To contact the media and bloggers you will need to: build a database of contact details such as job title/responsibility, copy deadline, issue date etc. Email a press release with images (low resolution included, high resolution on request) and include this in the body of email, not as an attachment, and make sure you capture attention in subject line. All information that the journalist (or blogger) needs should be in first two paragraphs as this is where they will cut off.
Ensure your contact email and phone number is included along with social media links. Ask yourself: Why is this NEWS? Why is this of benefit to them? If it’s possible, be brave and phone to pitch the ‘story’ then send it in and follow it up. Again, don’t be deterred – build a relationship with the media, and repeatedly contact them with new stories, images, angles – why not conduct a small survey to produce a relevant and new finding in your area of expertise?
And always, always return any phone call from the media immediately, or to any request to send information or images. Otherwise they will find someone else!
Here you might be giving talks or demonstrations, or co-hosting an event, or have a stand at a trade event. First, research some existing events and ensure they are appropriate – think about budget, attendance numbers, location and if it’s really the right audience. Be prepared to pitch yourself, your product/technique etc for a slot at the event and send the organisers images, links, video, testimonials, or details of your experience etc. If you have booked a stand at a trade event where you are hoping to attract buyers, make contact beforehand and invite them along or make an appointment.
Or you can network locally and find partners to create an event with – local crafts people and designer-makers, you all want to raise your profile and build sales! Ensure you have a photographer there and invite the press to come by sending out a (targeted) press release.
Think of events as opportunities to extend your network, find new partners or customers, and also to generate content (behind the scenes photos and video and quotes) for your website and social media.
I would bet that you are all pretty familiar with social media by now so I will just add a few pointers. Pick the platforms that you know your customers like using, post regularly (several times a week as a minimum) by sharing and commenting on relevant content that comes into your own news feed. Find and follow relevant people and organisations, try and build a relationship with them through a direct contact to say hello and compliment a post/their website etc.
In terms of preparation, have a content library ready in advance, where you have prepared posts ahead of time and ensure you have strong low resolution images of your work. Think about whether you could use video to illustrate a unique process of your work, and if your offer is visual, Pinterest and Instagram are a must. Link all these platforms to your website and set up free Google Analytics so you can track traffic.
Tips from Topshop at the Fashion Exchange included keeping the content short, sharp and shareable, use behind the scenes images and tailor this to different platforms, not just repeating it. Plus be original, but do piggy-back onto trends.
If you are newly online and trying to build your up communities, Topshop suggested to use Twitter to @ and other media to tag celebrities in their feeds, even send them products to endorse!
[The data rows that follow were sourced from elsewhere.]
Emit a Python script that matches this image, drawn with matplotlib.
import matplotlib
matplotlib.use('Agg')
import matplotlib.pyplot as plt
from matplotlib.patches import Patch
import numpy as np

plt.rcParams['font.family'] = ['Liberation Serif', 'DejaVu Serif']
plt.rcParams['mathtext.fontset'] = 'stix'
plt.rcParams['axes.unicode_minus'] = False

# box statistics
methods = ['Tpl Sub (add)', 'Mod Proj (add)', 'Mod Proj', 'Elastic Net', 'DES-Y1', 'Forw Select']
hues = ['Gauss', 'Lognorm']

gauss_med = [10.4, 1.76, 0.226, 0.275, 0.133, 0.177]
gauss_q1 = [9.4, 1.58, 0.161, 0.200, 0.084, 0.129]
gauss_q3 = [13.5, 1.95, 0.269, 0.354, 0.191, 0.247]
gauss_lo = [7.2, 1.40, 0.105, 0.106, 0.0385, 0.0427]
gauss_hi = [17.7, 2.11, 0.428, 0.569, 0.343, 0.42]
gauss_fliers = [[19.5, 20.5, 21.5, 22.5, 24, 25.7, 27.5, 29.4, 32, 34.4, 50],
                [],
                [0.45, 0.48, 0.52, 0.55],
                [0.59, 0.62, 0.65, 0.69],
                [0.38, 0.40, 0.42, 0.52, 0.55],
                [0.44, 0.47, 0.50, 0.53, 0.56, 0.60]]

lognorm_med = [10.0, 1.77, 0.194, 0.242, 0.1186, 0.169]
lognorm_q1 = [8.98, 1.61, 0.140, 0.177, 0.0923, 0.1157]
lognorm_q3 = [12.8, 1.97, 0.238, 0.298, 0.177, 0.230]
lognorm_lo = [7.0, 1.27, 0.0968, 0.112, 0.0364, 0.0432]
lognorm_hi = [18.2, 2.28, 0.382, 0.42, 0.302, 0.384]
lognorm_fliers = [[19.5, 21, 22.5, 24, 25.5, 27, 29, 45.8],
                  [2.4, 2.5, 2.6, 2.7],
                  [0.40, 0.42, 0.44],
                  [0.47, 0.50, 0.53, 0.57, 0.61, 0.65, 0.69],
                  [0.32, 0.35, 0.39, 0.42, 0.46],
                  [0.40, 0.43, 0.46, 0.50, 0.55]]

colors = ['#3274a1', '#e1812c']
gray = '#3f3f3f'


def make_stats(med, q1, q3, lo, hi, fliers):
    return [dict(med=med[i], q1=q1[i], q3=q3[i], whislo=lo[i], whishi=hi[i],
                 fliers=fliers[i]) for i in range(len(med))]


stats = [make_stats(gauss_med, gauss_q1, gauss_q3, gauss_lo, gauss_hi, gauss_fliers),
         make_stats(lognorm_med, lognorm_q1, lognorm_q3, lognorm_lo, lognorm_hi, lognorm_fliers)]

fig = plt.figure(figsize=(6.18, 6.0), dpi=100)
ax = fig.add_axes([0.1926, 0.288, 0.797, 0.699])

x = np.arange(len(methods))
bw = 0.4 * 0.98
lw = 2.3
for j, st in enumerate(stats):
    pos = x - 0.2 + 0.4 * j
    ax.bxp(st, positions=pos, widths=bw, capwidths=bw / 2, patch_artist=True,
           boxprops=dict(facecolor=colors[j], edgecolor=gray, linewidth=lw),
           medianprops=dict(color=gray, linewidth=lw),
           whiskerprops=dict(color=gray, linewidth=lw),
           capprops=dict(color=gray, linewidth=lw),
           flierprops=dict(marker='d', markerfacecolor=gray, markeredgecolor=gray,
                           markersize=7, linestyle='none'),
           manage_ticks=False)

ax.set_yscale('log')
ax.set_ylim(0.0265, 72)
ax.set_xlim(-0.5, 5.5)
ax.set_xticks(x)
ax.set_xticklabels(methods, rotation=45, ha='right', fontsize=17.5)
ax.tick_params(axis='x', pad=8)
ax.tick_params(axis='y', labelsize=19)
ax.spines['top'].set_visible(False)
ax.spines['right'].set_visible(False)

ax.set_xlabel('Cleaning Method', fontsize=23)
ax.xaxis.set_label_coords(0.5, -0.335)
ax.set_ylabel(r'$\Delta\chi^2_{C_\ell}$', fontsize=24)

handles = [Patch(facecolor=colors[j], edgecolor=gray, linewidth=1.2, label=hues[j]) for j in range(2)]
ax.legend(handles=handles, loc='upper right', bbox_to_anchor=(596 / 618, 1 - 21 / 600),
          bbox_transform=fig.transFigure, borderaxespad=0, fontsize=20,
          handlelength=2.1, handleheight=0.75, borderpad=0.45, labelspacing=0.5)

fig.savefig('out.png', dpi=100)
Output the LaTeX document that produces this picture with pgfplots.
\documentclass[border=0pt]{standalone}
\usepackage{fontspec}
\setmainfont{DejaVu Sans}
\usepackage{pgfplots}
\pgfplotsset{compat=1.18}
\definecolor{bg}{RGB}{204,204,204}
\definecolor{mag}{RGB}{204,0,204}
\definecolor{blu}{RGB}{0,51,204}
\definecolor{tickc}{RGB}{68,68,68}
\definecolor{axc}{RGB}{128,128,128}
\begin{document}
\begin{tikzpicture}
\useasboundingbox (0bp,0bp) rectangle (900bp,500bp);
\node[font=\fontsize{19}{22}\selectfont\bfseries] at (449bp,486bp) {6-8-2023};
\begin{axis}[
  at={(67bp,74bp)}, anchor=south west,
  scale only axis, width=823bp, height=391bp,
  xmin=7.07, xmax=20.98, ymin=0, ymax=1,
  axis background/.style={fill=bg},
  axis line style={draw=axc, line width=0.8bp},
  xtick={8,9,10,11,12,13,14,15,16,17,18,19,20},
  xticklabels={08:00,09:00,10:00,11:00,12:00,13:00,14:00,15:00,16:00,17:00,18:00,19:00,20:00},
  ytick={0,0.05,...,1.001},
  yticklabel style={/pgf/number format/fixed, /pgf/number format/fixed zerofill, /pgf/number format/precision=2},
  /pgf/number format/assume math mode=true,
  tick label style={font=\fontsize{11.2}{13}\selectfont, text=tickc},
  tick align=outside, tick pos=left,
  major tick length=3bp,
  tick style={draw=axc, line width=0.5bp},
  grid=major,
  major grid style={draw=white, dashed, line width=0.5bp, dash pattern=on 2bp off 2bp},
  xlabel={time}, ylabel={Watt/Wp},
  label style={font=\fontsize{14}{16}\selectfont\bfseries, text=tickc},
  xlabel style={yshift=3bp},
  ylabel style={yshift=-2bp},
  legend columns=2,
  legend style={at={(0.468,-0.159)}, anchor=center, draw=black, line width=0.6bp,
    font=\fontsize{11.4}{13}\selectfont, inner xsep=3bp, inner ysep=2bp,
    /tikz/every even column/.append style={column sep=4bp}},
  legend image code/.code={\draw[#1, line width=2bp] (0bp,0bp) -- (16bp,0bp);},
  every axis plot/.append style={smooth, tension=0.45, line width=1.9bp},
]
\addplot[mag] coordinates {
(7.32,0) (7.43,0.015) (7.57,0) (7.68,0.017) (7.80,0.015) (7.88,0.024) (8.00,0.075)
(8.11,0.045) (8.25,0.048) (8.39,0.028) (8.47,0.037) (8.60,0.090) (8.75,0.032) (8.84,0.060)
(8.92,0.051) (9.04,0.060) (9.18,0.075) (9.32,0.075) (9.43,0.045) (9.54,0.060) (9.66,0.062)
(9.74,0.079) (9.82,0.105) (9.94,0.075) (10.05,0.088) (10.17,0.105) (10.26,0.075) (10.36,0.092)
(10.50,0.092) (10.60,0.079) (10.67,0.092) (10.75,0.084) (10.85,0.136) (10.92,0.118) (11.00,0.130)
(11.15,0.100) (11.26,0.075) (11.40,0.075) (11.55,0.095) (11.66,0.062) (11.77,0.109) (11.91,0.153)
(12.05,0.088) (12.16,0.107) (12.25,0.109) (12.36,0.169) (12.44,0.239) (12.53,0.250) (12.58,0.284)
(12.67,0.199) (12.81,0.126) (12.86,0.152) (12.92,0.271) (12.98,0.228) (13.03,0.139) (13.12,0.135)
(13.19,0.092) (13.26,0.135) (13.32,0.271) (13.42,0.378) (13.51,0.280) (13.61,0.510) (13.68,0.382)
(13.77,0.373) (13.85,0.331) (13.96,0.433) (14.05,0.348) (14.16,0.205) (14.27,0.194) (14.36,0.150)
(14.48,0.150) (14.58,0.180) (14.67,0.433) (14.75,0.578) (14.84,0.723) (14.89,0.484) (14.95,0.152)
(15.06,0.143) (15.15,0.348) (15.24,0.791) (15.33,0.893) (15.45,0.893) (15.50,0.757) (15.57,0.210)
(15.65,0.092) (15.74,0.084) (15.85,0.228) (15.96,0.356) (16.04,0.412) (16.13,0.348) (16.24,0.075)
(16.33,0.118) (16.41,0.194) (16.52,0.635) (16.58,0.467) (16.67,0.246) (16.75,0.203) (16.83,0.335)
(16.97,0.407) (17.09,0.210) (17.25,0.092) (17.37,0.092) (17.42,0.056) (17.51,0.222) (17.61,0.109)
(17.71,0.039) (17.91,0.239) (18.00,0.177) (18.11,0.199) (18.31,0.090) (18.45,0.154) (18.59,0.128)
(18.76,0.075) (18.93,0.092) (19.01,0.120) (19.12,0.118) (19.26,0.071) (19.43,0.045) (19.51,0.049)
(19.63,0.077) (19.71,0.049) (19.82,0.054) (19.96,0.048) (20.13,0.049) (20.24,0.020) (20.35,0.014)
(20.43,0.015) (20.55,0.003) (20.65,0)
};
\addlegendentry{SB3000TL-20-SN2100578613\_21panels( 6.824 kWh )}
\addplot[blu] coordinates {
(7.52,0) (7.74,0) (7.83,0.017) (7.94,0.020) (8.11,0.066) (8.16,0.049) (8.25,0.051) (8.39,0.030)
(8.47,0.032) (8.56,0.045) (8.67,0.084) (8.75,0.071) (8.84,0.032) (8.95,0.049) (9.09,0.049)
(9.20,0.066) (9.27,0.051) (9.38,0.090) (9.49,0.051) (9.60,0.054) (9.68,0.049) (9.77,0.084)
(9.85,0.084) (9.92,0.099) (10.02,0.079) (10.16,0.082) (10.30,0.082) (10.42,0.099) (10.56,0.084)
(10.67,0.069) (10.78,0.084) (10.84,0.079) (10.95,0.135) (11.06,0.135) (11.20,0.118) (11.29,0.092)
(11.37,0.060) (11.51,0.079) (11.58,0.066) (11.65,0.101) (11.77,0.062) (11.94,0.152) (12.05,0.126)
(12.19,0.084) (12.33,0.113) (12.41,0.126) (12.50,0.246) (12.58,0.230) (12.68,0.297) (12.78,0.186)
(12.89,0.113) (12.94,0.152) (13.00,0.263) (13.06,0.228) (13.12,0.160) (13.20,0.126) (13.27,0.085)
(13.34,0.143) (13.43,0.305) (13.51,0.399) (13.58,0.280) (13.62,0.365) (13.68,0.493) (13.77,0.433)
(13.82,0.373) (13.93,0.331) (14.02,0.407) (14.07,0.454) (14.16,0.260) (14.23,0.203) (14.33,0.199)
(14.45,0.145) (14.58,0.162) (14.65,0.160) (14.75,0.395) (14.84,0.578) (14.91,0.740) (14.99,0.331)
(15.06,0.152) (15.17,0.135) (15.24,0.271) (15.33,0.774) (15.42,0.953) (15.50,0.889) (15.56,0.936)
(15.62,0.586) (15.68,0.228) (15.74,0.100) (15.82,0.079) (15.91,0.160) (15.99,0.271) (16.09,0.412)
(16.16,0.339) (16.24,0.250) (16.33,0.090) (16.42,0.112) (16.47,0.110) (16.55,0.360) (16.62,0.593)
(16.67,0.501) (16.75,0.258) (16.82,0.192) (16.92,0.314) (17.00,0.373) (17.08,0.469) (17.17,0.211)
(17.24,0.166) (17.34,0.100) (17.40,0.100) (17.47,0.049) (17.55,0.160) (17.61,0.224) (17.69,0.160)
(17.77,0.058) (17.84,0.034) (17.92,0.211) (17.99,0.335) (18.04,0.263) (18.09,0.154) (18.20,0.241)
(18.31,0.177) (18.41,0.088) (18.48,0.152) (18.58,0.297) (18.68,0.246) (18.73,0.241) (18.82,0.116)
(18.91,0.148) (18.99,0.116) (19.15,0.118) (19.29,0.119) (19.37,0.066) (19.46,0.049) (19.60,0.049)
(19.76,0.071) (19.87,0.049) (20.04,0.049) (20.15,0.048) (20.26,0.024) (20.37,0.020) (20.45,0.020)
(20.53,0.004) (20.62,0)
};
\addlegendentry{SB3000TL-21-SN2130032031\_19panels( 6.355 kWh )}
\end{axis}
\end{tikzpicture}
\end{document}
Plus approach bloggers and identify influencers relevant to your brand and your customer, and build these relationships.
Blogs and e-newsletters
Could you be an expert in your field? Consider blogging, even brief posts, about the area that your work is in, commenting on items in the news or observations that you have made. Aim to do short, tight and edited posts once a week or so with, once again, those good quality low resolution images.
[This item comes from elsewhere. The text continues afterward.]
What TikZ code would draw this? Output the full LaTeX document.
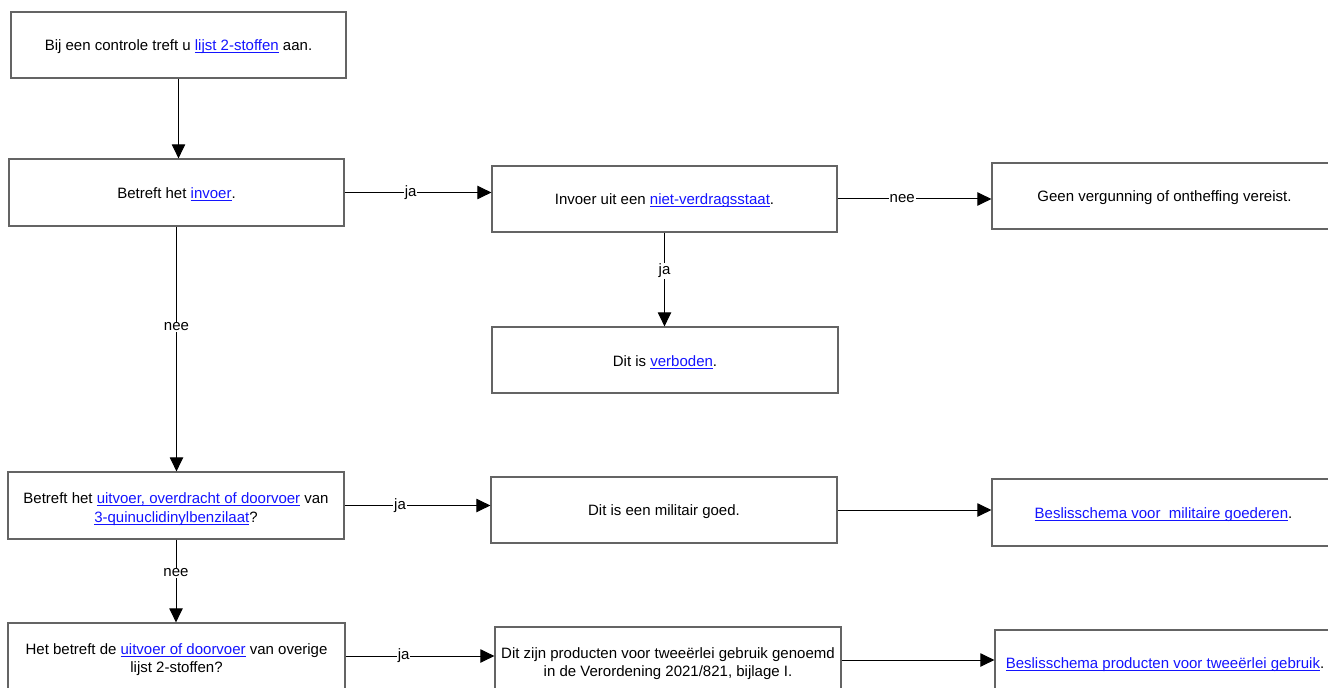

Start out by researching and following blogs relevant to your offer and area of expertise e.g. handcrafted in the UK, and start to post and ‘seed’ into these comment feeds. Provide helpful information with a gently placed link back to your own blog. Build up interaction, and always, always respond to comments on your blog. Blogs are surprisingly easy to set up using free platforms such as WordPress (as used by yours truly) and Blogger to name but two.
Lastly, think about e-newsletters. I have clients who use this successfully to update their previous customers (a good opportunity to capture their email addresses) on new ranges and events or recent successes. Keep your copy tight and show those lovely images! Issue these monthly or quarterly, whenever you have enough to say.
With all social media, blog, newsletter and website work, build up a content library – always have a camera with you, jot down ideas and quick notes as you have them, perhaps on your phone, then you are ready to post!
So, now that you are armed with this easy, step-by-step guide to pushing your brand out there, I look forward to seeing you take the media, and the fashion industry, by storm! Good luck!